With war looming in Iraq, anxiety over its outcome showed up in several reports on the U.S. economy Thursday.

The Conference Board said Thursday its Index of Leading Economic Indicators dropped 0.4% in February, the first decline in four months. The index, which is supposed to predict economic activity over the next three to six months, had risen 0.2% in January, revised from an initial 0.1% decline. February's decline was in line with economists' forecasts.

Falling stock prices were the largest negative contributor to the dip, followed by soft labor markets and weak consumer confidence. Experts reiterated that long before the war started, fear of its onset had meaningful consequences.

"In essence, this is a psychological evaluation of what people are expecting for the near future," said Daniel Morgan, market analyst at Noble Financial, a Florida-based money-management firm. "There continues to be a lot of pessimism from the consumer end, which is dragging everything else down."

Of the 10 indicators the Conference Board uses to calculate the index, six were negative, while three were positive. In addition to weakness in consumer confidence, stock prices and in the job market, factory orders for consumer goods and business equipment fell, while homebuilding permits and an increase in money supply helped.

The Conference Board also released its index of coincident indicators, which measures current economic activity. The index was unchanged last month, following a 0.2% rise in January. The index of lagging indicators fell 0.1% in February after a 0.1% increase the previous month.

The Conference Board's report said February's LEI suggests "economic growth may be on the sluggish side in the second quarter." Most economists have reduced their forecasts, but still expect an average 2.2% and 2.8% GDP growth in the first and second quarters, respectively, as reported in the latest Blue Chip Economic Indicators monthly survey.

"The fundamentals point to very good growth in the second quarter, after three consecutive months in which consumers have literally not spent. But it will all hinge on the timeline of this war, on how long it lasts," said Chris Low, chief economist at First Tennessee bank. Consumer spending accounts for two-thirds of the U.S. economy.

Morgan, at Noble Financial, says that "as soon as we get war out of the way, consumers will feel more confident, spending will improve and we'll see growth in the in the medium term."

A separate government report showed the number of workers filing new claims for unemployment benefits remained above the 400,000 level for the fifth consecutive week.

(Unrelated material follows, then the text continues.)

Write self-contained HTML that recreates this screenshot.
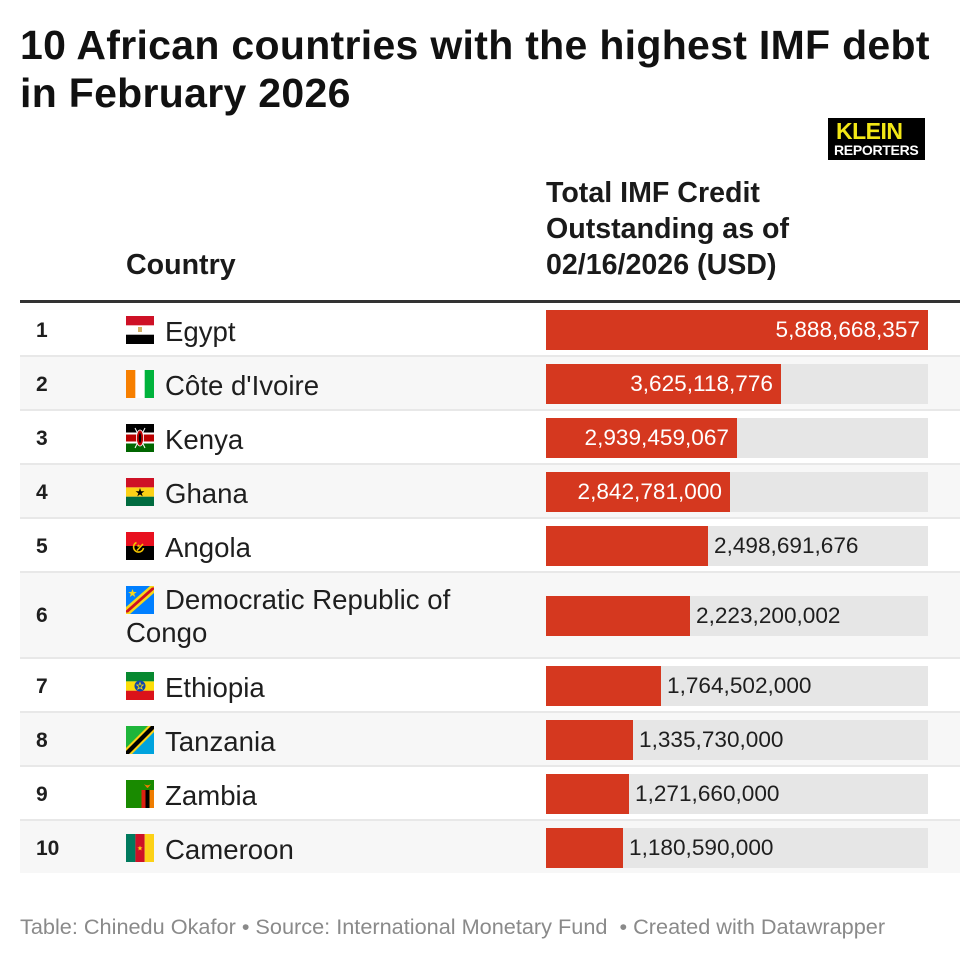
<!DOCTYPE html>
<html>
<head>
<meta charset="utf-8">
<style>
  html,body{margin:0;padding:0;background:#fff;}
  body{width:980px;height:960px;position:relative;overflow:hidden;font-family:"Liberation Sans",Arial,sans-serif;color:#1e1e1e;}
  .abs{position:absolute;}
  .title{left:20px;top:21px;font-size:41px;font-weight:bold;line-height:48px;letter-spacing:0.3px;color:#111;white-space:nowrap;}
  .logo{left:828px;top:118px;width:97px;height:42px;background:#000;}
  .logo .k{position:absolute;left:8px;top:1px;font-size:23px;font-weight:bold;color:#f3e716;line-height:25px;letter-spacing:-0.5px;}
  .logo .r{position:absolute;left:6px;top:25px;font-size:14px;font-weight:bold;color:#fff;line-height:14px;letter-spacing:-0.3px;}
  .hdr{font-size:28.6px;font-weight:bold;line-height:36px;color:#1a1a1a;white-space:nowrap;}
  .hline{left:20px;top:300px;width:940px;height:3px;background:#333;}
  .row{position:absolute;left:20px;width:940px;}
  .row.b{border-bottom:2px solid #e8e8e8;}
  .row.g{background:#f7f7f7;}
  .rank{position:absolute;left:16px;font-size:21px;font-weight:bold;line-height:21px;color:#1e1e1e;}
  .flag{position:absolute;left:106px;width:28px;height:28px;}
  .name{position:absolute;left:106px;width:380px;font-size:27.6px;line-height:33px;text-indent:39px;color:#1e1e1e;}
  .track{position:absolute;left:526px;width:382px;height:40px;background:#e6e6e6;}
  .bar{position:absolute;left:0;top:0;height:40px;background:#d5381f;}
  .lab{position:absolute;top:0;font-size:22.6px;line-height:40px;white-space:nowrap;}
  .in{color:#fff;text-align:right;}
  .out{color:#1e1e1e;}
  .foot{left:20px;top:916px;font-size:21.7px;line-height:21px;color:#8a8a8a;white-space:nowrap;}
</style>
</head>
<body>
<div class="abs title">10 African countries with the highest IMF debt<br>in February 2026</div>

<div class="abs logo"><div class="k">KLEIN</div><div class="r">REPORTERS</div></div>

<div class="abs hdr" style="left:126px;top:247px;">Country</div>
<div class="abs hdr" style="left:546px;top:175px;">Total IMF Credit<br>Outstanding as of<br>02/16/2026 (USD)</div>
<div class="abs hline"></div>

<!-- Row 1 Egypt -->
<div class="row b" style="top:303px;height:52px;">
  <div class="rank" style="top:17px;">1</div>
  <svg class="flag" style="top:13px;" viewBox="0 0 28 28"><rect width="28" height="9.4" fill="#ce1126"/><rect y="9.4" width="28" height="9.3" fill="#fff"/><rect y="18.7" width="28" height="9.3" fill="#000"/><rect x="12" y="11" width="4" height="5" fill="#d4b063"/></svg>
  <div class="name" style="top:12px;">Egypt</div>
  <div class="track" style="top:7px;"><div class="bar" style="width:382px;"></div><div class="lab in" style="left:0;width:374px;">5,888,668,357</div></div>
</div>

<!-- Row 2 Cote d'Ivoire -->
<div class="row b g" style="top:357px;height:52px;">
  <div class="rank" style="top:17px;">2</div>
  <svg class="flag" style="top:13px;" viewBox="0 0 28 28"><rect width="9.4" height="28" fill="#f77f00"/><rect x="9.4" width="9.3" height="28" fill="#fff"/><rect x="18.7" width="9.3" height="28" fill="#00b33c"/></svg>
  <div class="name" style="top:12px;">Côte d'Ivoire</div>
  <div class="track" style="top:7px;"><div class="bar" style="width:235px;"></div><div class="lab in" style="left:0;width:227px;">3,625,118,776</div></div>
</div>

<!-- Row 3 Kenya -->
<div class="row b" style="top:411px;height:52px;">
  <div class="rank" style="top:17px;">3</div>
  <svg class="flag" style="top:13px;" viewBox="0 0 28 28"><rect width="28" height="8.5" fill="#000"/><rect y="8.5" width="28" height="2" fill="#fff"/><rect y="10.5" width="28" height="7" fill="#bb0000"/><rect y="17.5" width="28" height="2" fill="#fff"/><rect y="19.5" width="28" height="8.5" fill="#006600"/><line x1="9" y1="4" x2="19" y2="24" stroke="#fff" stroke-width="1"/><line x1="19" y1="4" x2="9" y2="24" stroke="#fff" stroke-width="1"/><ellipse cx="14" cy="14" rx="3.6" ry="8" fill="#bb0000" stroke="#fff" stroke-width="0.8"/><ellipse cx="14" cy="14" rx="1.2" ry="5" fill="#000"/></svg>
  <div class="name" style="top:12px;">Kenya</div>
  <div class="track" style="top:7px;"><div class="bar" style="width:191px;"></div><div class="lab in" style="left:0;width:183px;">2,939,459,067</div></div>
</div>

<!-- Row 4 Ghana -->
<div class="row b g" style="top:465px;height:52px;">
  <div class="rank" style="top:17px;">4</div>
  <svg class="flag" style="top:13px;" viewBox="0 0 28 28"><rect width="28" height="9.4" fill="#ce1126"/><rect y="9.4" width="28" height="9.3" fill="#fcd116"/><rect y="18.7" width="28" height="9.3" fill="#006b3f"/><polygon points="14,10 15.1,13.2 18.4,13.2 15.7,15.2 16.7,18.4 14,16.4 11.3,18.4 12.3,15.2 9.6,13.2 12.9,13.2" fill="#000"/></svg>
  <div class="name" style="top:12px;">Ghana</div>
  <div class="track" style="top:7px;"><div class="bar" style="width:184px;"></div><div class="lab in" style="left:0;width:176px;">2,842,781,000</div></div>
</div>

<!-- Row 5 Angola -->
<div class="row b" style="top:519px;height:52px;">
  <div class="rank" style="top:17px;">5</div>
  <svg class="flag" style="top:13px;" viewBox="0 0 28 28"><rect width="28" height="14" fill="#e8101f"/><rect y="14" width="28" height="14" fill="#000"/><path d="M10.5,10.5 A5,5 0 1 0 17.5,16" fill="none" stroke="#f5c400" stroke-width="1.6"/><line x1="11" y1="18.5" x2="17" y2="12" stroke="#f5c400" stroke-width="1.6"/><polygon points="12.5,12 13,13.3 14.3,13.3 13.3,14.1 13.7,15.4 12.5,14.6 11.3,15.4 11.7,14.1 10.7,13.3 12,13.3" fill="#f5c400"/></svg>
  <div class="name" style="top:12px;">Angola</div>
  <div class="track" style="top:7px;"><div class="bar" style="width:162px;"></div><div class="lab out" style="left:168px;">2,498,691,676</div></div>
</div>

<!-- Row 6 DRC -->
<div class="row b g" style="top:573px;height:84px;">
  <div class="rank" style="top:32px;">6</div>
  <svg class="flag" style="top:13px;" viewBox="0 0 28 28"><rect width="28" height="28" fill="#007fff"/><polygon points="0,21 24,0 28,0 28,7 4,28 0,28" fill="#f7d618"/><polygon points="0,24.5 26,1.5 28,1.5 28,3.5 2,26.5 0,26.5" fill="#ce1021"/><polygon points="6.5,3 7.6,6 10.8,6 8.2,7.9 9.2,11 6.5,9.1 3.8,11 4.8,7.9 2.2,6 5.4,6" fill="#f7d618"/></svg>
  <div class="name" style="top:10px;">Democratic Republic of Congo</div>
  <div class="track" style="top:23px;"><div class="bar" style="width:144px;"></div><div class="lab out" style="left:150px;">2,223,200,002</div></div>
</div>

<!-- Row 7 Ethiopia -->
<div class="row b" style="top:659px;height:52px;">
  <div class="rank" style="top:17px;">7</div>
  <svg class="flag" style="top:13px;" viewBox="0 0 28 28"><rect width="28" height="9.4" fill="#078930"/><rect y="9.4" width="28" height="9.3" fill="#fcdd09"/><rect y="18.7" width="28" height="9.3" fill="#da121a"/><circle cx="14" cy="14" r="5.5" fill="#0f47af"/><polygon points="14,10.5 14.9,13 17.4,13 15.4,14.6 16.2,17.1 14,15.6 11.8,17.1 12.6,14.6 10.6,13 13.1,13" fill="none" stroke="#fcdd09" stroke-width="0.7"/></svg>
  <div class="name" style="top:12px;">Ethiopia</div>
  <div class="track" style="top:7px;"><div class="bar" style="width:115px;"></div><div class="lab out" style="left:121px;">1,764,502,000</div></div>
</div>

<!-- Row 8 Tanzania -->
<div class="row b g" style="top:713px;height:52px;">
  <div class="rank" style="top:17px;">8</div>
  <svg class="flag" style="top:13px;" viewBox="0 0 28 28"><polygon points="0,0 28,0 0,28" fill="#1eb53a"/><polygon points="28,0 28,28 0,28" fill="#00a3dd"/><polygon points="0,22 22,0 28,0 28,6 6,28 0,28" fill="#fcd116"/><polygon points="0,25 25,0 28,0 28,3 3,28 0,28" fill="#000"/></svg>
  <div class="name" style="top:12px;">Tanzania</div>
  <div class="track" style="top:7px;"><div class="bar" style="width:87px;"></div><div class="lab out" style="left:93px;">1,335,730,000</div></div>
</div>

<!-- Row 9 Zambia -->
<div class="row b" style="top:767px;height:52px;">
  <div class="rank" style="top:17px;">9</div>
  <svg class="flag" style="top:13px;" viewBox="0 0 28 28"><rect width="28" height="28" fill="#198a00"/><rect x="15.5" y="10" width="4" height="18" fill="#de2010"/><rect x="19.5" y="10" width="4" height="18" fill="#000"/><rect x="23.5" y="10" width="4.5" height="18" fill="#ef7d00"/><path d="M18,4 Q21.5,6.5 25,4 Q22.5,7.5 21.5,8 Q20.5,7.5 18,4Z" fill="#ef7d00"/></svg>
  <div class="name" style="top:12px;">Zambia</div>
  <div class="track" style="top:7px;"><div class="bar" style="width:83px;"></div><div class="lab out" style="left:89px;">1,271,660,000</div></div>
</div>

<!-- Row 10 Cameroon -->
<div class="row g" style="top:821px;height:52px;">
  <div class="rank" style="top:17px;">10</div>
  <svg class="flag" style="top:13px;" viewBox="0 0 28 28"><rect width="9.4" height="28" fill="#007a5e"/><rect x="9.4" width="9.3" height="28" fill="#ce1126"/><rect x="18.7" width="9.3" height="28" fill="#fcd116"/><polygon points="14,11.5 14.7,13.4 16.6,13.4 15.1,14.6 15.6,16.5 14,15.4 12.4,16.5 12.9,14.6 11.4,13.4 13.3,13.4" fill="#fcd116"/></svg>
  <div class="name" style="top:12px;">Cameroon</div>
  <div class="track" style="top:7px;"><div class="bar" style="width:77px;"></div><div class="lab out" style="left:83px;">1,180,590,000</div></div>
</div>

<div class="abs foot">Table: Chinedu Okafor • Source: International Monetary Fund &nbsp;• Created with Datawrapper</div>
</body>
</html>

Initial jobless claims fell to 421,000 in the week ended March 15, from 425,000 the prior week. Economists had expected the decline to be steeper, reaching 415,000.

Meanwhile, manufacturing in the Philadelphia area had its biggest decline in over a year, as factory orders dried up amid war uncertainty. The Philadelphia Federal Reserve reported its general economic index fell to minus-8.0 in March, from a plus-2.3 the prior month. A negative number indicates most manufacturers surveyed said business worsened during the period. Economists had expected the index to fall to minus-0.4.

Economic weakness was a theme of an address prepared by New York Federal Reserve President William McDonough. "One concern I have is that recovery in the business sector continues to be restrained, not just by geopolitical uncertainty and the need for further restructuring in some key sectors, but by caution on the part of investors and lenders," McDonough said in a speech for the New York State Bankers Association to be given Thursday.